• [What is asked]: Find the word "matplotlib" in the listing; pull out each line holding it.
--- Start Data section ---
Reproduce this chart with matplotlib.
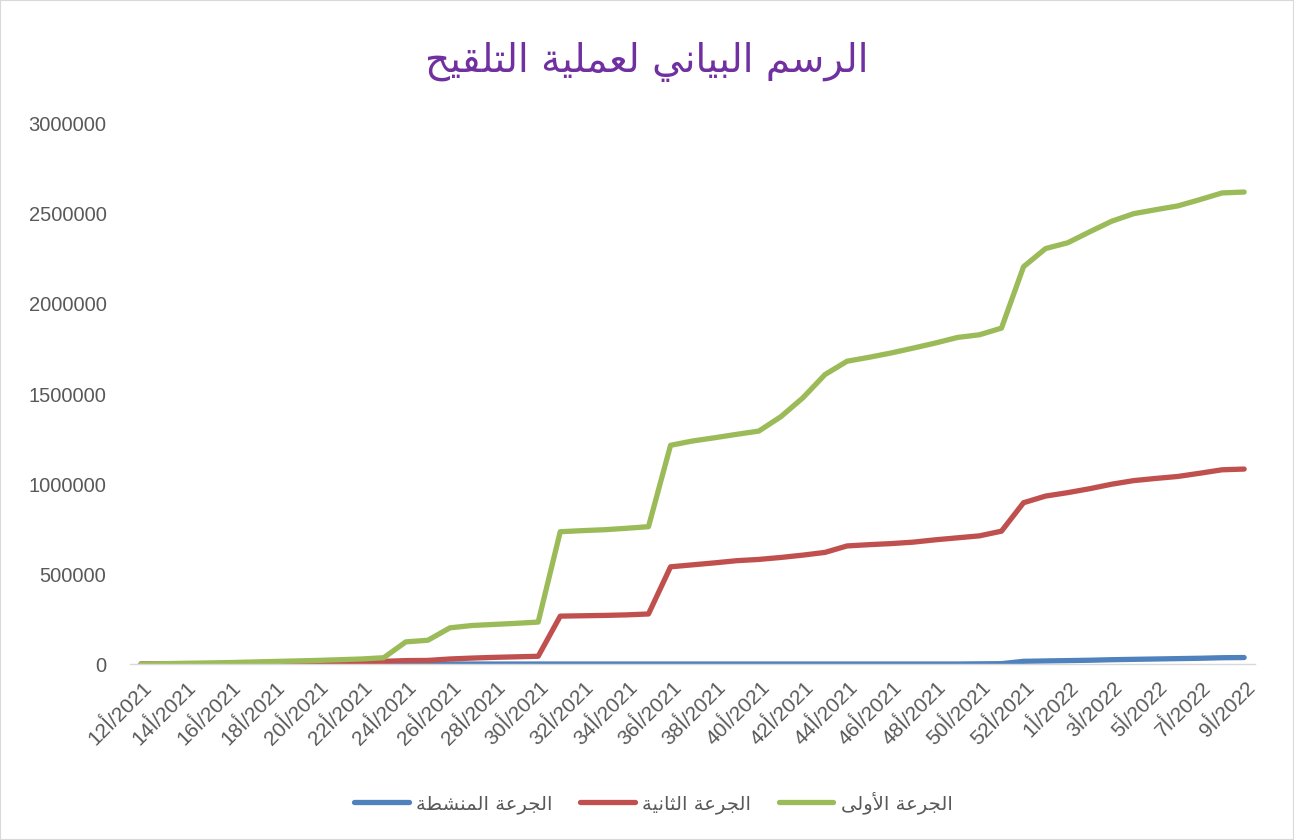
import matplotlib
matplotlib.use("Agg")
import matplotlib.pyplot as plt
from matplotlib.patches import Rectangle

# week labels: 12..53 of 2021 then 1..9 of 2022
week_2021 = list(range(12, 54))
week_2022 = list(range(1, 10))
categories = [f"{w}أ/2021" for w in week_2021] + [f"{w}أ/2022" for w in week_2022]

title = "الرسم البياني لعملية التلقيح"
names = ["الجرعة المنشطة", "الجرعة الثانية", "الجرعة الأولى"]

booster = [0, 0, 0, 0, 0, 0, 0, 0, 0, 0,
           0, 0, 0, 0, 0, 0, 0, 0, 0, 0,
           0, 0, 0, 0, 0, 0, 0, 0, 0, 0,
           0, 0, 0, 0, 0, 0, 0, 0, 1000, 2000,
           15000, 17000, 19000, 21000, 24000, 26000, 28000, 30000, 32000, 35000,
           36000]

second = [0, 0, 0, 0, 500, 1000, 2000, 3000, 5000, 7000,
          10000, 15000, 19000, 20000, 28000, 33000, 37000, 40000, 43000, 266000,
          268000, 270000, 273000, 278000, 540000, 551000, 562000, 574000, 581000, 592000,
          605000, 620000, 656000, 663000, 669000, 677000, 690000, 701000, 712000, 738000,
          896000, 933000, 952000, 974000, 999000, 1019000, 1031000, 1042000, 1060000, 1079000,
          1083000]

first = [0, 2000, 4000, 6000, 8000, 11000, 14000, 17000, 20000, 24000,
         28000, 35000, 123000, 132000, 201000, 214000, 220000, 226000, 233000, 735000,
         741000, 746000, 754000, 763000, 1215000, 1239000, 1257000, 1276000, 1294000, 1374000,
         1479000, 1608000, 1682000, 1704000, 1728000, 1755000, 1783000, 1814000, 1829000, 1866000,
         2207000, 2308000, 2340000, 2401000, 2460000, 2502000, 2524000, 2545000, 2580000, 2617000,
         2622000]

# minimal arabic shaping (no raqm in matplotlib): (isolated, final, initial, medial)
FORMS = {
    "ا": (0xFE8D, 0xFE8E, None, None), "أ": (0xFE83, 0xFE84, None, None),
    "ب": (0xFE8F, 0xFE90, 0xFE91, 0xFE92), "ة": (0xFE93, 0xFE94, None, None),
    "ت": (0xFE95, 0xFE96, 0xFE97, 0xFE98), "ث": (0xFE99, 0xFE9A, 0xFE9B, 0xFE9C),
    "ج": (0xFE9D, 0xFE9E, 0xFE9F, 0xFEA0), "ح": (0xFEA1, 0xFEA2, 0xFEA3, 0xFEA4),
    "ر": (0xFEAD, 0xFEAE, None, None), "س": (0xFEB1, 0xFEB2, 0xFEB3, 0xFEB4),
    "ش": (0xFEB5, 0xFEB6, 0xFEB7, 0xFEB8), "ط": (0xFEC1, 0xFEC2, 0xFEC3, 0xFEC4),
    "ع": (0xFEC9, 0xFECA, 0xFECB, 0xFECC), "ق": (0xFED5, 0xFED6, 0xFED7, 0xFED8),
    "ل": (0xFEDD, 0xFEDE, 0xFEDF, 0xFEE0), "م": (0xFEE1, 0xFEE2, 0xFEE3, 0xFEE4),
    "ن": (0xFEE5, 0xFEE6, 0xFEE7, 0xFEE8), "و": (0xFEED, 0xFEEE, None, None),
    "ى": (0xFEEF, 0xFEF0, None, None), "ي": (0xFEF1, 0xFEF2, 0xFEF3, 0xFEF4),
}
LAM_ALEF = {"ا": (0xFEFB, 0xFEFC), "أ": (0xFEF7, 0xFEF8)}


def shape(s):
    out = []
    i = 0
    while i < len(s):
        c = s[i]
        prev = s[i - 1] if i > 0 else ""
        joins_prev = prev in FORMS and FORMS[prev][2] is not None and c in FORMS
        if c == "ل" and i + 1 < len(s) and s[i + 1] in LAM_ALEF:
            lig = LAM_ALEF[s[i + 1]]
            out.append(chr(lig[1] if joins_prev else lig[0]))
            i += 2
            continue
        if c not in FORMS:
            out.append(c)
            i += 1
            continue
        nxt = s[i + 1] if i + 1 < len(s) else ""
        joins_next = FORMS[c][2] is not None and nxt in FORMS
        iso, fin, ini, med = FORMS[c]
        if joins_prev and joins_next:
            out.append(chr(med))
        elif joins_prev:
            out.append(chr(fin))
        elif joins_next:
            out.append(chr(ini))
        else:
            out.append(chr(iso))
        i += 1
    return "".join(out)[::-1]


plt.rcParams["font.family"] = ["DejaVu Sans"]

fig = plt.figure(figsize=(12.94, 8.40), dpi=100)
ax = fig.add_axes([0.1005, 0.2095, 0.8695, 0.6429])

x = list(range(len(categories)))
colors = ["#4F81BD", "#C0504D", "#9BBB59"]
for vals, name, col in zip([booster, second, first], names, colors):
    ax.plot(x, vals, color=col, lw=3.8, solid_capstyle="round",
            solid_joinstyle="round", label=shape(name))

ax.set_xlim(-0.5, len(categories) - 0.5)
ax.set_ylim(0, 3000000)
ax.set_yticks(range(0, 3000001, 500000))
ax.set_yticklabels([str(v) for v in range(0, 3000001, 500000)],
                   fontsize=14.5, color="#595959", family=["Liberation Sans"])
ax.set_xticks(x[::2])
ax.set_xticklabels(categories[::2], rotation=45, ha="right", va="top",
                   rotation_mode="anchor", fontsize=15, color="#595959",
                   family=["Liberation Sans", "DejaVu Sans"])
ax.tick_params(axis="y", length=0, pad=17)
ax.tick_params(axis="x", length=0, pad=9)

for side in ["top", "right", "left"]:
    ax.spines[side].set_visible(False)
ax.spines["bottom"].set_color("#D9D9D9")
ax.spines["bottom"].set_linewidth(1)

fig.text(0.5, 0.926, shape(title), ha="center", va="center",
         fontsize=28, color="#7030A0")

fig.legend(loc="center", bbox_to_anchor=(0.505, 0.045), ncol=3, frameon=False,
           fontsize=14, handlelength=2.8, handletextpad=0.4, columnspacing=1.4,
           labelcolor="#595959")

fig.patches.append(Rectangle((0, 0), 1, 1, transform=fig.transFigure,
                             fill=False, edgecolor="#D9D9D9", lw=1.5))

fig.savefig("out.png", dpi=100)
--- End Data section ---
• [Answer to the problem]:
Reproduce this chart with matplotlib.
import matplotlib
matplotlib.use("Agg")
import matplotlib.pyplot as plt
from matplotlib.patches import Rectangle
# minimal arabic shaping (no raqm in matplotlib): (isolated, final, initial, medial)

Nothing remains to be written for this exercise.